→ Problem: Write out again, word for word, the lines below from the line that holds "Reproduce this chart with matplotlib." through the line that holds "46.5, 48.5, 48]", omitting pictures.

→ Data excerpts:

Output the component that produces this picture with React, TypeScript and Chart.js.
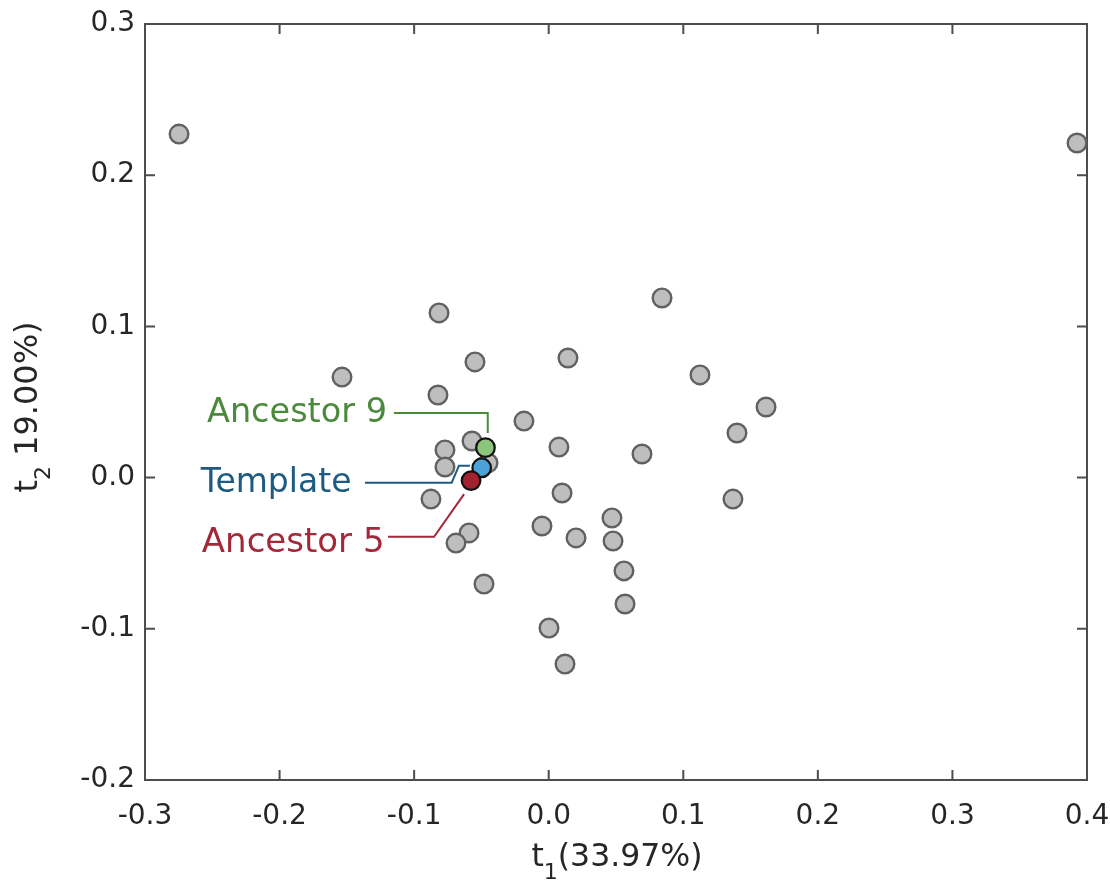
...
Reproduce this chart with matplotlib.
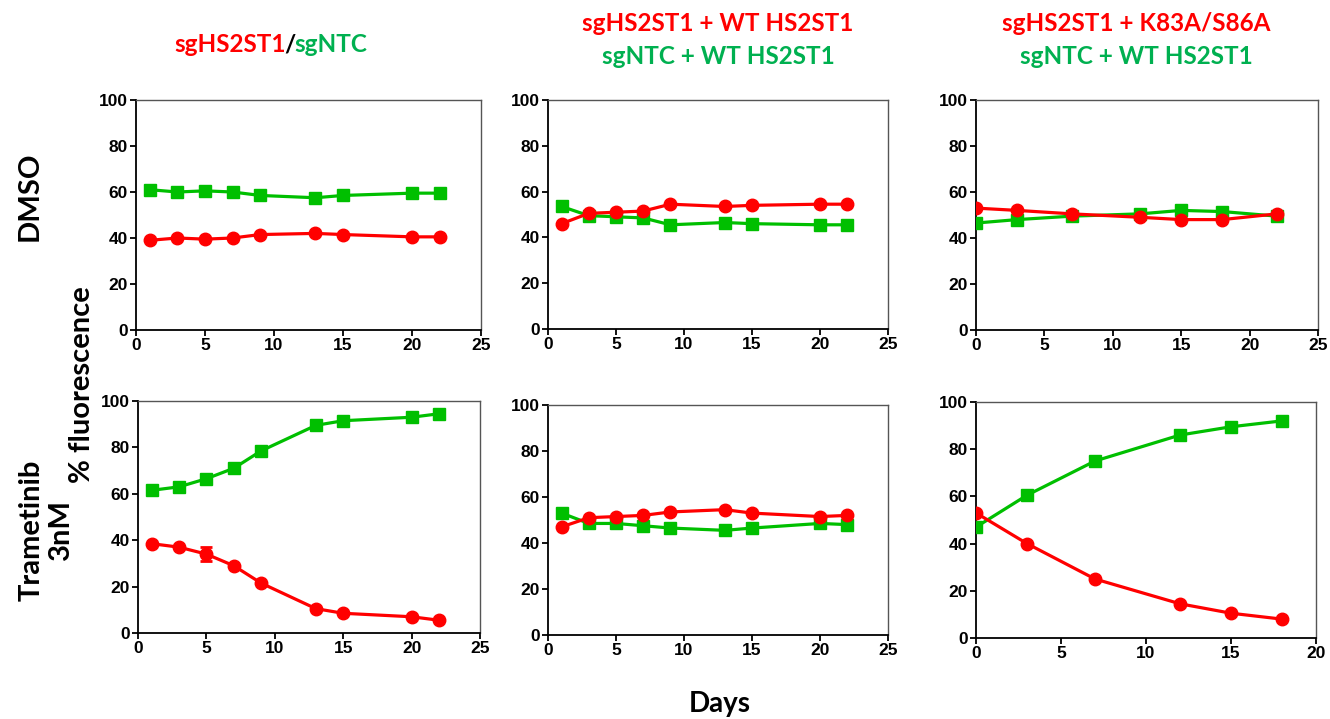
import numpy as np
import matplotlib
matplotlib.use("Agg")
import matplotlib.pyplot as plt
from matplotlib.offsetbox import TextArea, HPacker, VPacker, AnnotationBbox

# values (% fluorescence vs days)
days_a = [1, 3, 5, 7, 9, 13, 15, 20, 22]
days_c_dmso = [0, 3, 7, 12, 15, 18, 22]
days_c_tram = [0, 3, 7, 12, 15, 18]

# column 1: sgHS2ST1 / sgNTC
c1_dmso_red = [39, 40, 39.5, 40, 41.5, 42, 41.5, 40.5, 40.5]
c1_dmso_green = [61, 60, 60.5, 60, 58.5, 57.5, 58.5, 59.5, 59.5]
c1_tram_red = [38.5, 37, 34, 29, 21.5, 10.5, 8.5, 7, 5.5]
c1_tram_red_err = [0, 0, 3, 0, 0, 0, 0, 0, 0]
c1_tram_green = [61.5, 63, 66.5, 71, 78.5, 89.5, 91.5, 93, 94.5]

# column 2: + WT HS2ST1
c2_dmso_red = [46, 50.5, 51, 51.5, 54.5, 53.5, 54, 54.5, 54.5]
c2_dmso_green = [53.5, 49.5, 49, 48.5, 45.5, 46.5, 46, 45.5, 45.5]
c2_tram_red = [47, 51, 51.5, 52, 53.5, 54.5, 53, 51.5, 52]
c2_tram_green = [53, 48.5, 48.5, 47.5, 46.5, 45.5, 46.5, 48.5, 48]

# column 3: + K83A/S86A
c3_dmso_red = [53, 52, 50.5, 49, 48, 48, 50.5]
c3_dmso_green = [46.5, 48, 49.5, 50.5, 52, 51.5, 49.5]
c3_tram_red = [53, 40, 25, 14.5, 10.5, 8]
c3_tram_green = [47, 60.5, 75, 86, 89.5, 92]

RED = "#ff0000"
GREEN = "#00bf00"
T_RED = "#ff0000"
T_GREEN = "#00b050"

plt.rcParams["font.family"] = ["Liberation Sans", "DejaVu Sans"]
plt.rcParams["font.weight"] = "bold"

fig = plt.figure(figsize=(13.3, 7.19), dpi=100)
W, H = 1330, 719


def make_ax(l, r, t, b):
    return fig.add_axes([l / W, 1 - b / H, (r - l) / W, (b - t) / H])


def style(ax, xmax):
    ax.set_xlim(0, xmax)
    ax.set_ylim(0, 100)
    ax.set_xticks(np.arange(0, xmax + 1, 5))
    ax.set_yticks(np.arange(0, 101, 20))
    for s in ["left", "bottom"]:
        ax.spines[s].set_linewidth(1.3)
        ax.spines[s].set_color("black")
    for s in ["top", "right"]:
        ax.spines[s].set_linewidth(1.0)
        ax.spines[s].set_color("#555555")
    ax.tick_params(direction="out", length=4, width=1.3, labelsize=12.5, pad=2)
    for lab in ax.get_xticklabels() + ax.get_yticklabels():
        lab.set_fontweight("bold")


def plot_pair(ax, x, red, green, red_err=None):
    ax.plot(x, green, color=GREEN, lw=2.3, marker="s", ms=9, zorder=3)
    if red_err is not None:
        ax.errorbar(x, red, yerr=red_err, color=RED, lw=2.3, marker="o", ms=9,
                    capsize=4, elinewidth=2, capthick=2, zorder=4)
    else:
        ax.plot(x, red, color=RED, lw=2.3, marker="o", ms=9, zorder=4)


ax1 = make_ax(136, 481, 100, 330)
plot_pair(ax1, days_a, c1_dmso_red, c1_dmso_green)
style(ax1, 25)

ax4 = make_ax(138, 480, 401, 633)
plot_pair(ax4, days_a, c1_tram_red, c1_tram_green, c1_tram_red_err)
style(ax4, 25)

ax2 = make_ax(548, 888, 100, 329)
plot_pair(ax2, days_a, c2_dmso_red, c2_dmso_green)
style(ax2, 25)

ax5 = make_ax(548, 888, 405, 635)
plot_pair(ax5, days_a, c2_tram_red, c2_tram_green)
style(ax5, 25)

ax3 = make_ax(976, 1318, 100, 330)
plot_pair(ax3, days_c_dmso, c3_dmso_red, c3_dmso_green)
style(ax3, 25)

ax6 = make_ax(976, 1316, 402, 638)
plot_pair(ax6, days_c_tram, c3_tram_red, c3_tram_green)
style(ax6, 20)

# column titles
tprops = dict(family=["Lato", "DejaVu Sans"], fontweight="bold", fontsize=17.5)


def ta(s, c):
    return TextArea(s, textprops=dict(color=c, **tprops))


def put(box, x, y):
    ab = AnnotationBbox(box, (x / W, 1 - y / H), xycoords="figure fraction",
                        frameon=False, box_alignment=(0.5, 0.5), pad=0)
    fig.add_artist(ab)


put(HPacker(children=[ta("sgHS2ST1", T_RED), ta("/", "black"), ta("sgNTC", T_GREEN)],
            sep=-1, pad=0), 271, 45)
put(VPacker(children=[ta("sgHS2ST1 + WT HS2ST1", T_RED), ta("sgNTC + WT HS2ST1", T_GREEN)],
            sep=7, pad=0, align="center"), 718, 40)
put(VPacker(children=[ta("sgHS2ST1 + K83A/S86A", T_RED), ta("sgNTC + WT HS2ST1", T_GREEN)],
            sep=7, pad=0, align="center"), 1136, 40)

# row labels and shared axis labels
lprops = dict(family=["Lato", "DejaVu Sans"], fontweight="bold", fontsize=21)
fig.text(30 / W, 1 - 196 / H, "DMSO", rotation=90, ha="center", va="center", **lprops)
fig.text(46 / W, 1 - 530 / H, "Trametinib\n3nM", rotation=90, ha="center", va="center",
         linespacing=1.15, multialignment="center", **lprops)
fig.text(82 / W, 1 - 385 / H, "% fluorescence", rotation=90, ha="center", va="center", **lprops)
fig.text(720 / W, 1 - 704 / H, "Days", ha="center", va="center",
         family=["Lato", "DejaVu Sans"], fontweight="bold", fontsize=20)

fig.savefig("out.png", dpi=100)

→ Response for this exercise:
Reproduce this chart with matplotlib.
import numpy as np
import matplotlib
matplotlib.use("Agg")
import matplotlib.pyplot as plt
from matplotlib.offsetbox import TextArea, HPacker, VPacker, AnnotationBbox

# values (% fluorescence vs days)
days_a = [1, 3, 5, 7, 9, 13, 15, 20, 22]
days_c_dmso = [0, 3, 7, 12, 15, 18, 22]
days_c_tram = [0, 3, 7, 12, 15, 18]

# column 1: sgHS2ST1 / sgNTC
c1_dmso_red = [39, 40, 39.5, 40, 41.5, 42, 41.5, 40.5, 40.5]
c1_dmso_green = [61, 60, 60.5, 60, 58.5, 57.5, 58.5, 59.5, 59.5]
c1_tram_red = [38.5, 37, 34, 29, 21.5, 10.5, 8.5, 7, 5.5]
c1_tram_red_err = [0, 0, 3, 0, 0, 0, 0, 0, 0]
c1_tram_green = [61.5, 63, 66.5, 71, 78.5, 89.5, 91.5, 93, 94.5]

# column 2: + WT HS2ST1
c2_dmso_red = [46, 50.5, 51, 51.5, 54.5, 53.5, 54, 54.5, 54.5]
c2_dmso_green = [53.5, 49.5, 49, 48.5, 45.5, 46.5, 46, 45.5, 45.5]
c2_tram_red = [47, 51, 51.5, 52, 53.5, 54.5, 53, 51.5, 52]
c2_tram_green = [53, 48.5, 48.5, 47.5, 46.5, 45.5, 46.5, 48.5, 48]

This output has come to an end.